Friday, October 12, 2012

Can faith inform our views on law and politics?

Likely Vice-President Joe Biden is being widely applauded this morning (in certain circles) for his broad liberality. In the debate last night in Danville, Kentucky, he made it clear that he would not impose his religious beliefs on others. Now that sounds right, doesn't it? On the surface, perhaps, but let's consider what the Vice-President actually said, and the implications of it.

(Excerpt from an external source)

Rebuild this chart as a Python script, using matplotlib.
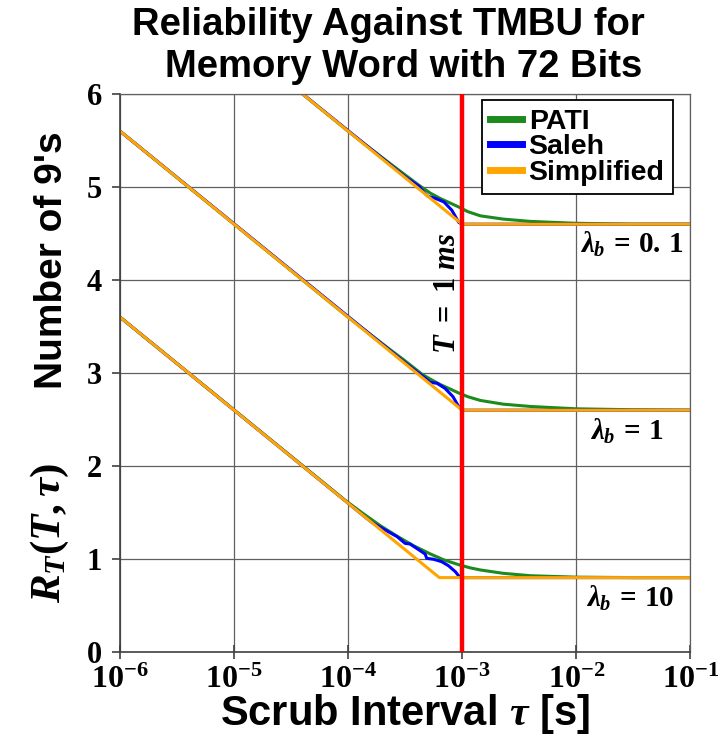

Noting both debaters/candidates were Catholic, moderator Martha Raddatz asked “what role your religion has played in your own personal views on abortion.” Congressman Paul Ryan went first, explaining that faith and reason both played a part in his belief system. When his turn came, Vice-President Biden stated “With regard to abortion, I accept my church’s position on abortion as a, what we call de fide* doctrine. Life begins at conception. That’s the church’s judgment. I accept it in my personal life. But I refuse to impose it on equally devout Christian and Muslims and Jews, and I just refuse to impose that on others...”

First, whether the Vice-President actually abides by his church's doctrine is questionable. The Pope not only says life begins at conception, but also concerning abortion law it is “never licit to obey it, or to take part in a propaganda campaign in favor of such a law, or vote for it.” But that is another subject. Vice-President Biden clearly and without equivocation said that life begins at conception and that he believes that. Where he did equivocate, though, is that it only applies to his "personal life" and does not inform his beliefs about national policy or laws. In contrast, Congressman Ryan had previously wondered aloud, “I don’t see how a person can separate their private life from their public life or their faith.” Yes, how can we?

Curiously, in the case of Joe Biden, we have a man who believes that an unborn child is alive and yet we cannot protect it from murder! Why? Because "I just refuse to impose that on others." Would he kowtow so easily concerning a life that is one day old, one year old, 20 years old, 80 years old? Would he refuse to impose his belief about not murdering these on others? Why not? How can he so casually dismiss life rather than protect it just because 'life begins at conception' is a religious belief? Life is life.

I am glad that our forefathers didn't allow murder or theft simply because prohibiting it would be based on their religion. I don't believe murder is wrong because some old dead guys thought so or because it is either a personal or societal benefit -- even though both are true. I believe murder is wrong "because the Bible tells me so." Does that exclude me from sitting at the table of ideas and influence? Most certainly not! It may keep some from believing or accepting my ideas, but it doesn't exclude me from sitting down at the table.

Allowing others to have their faith and make their peace with God (or not) is a hallmark of Baptist religion. We do not impose our faith and practice on others. Yet in the moral development of a society, someone's beliefs will be imposed upon that society through public policy, laws, regulations, and community standards -- whether those beliefs are religious or secular.  Ultimately, many of us have many different reasons for believing what we believe and supporting the causes we support. In a democratic society no one is excluded from the marketplace of ideas because of their reason for believing. Whether their reasons will gain the support of the majority is another question altogether.

* In Roman Catholicism, a de fide doctrine is an essential part of faith and the denial of it is heresy.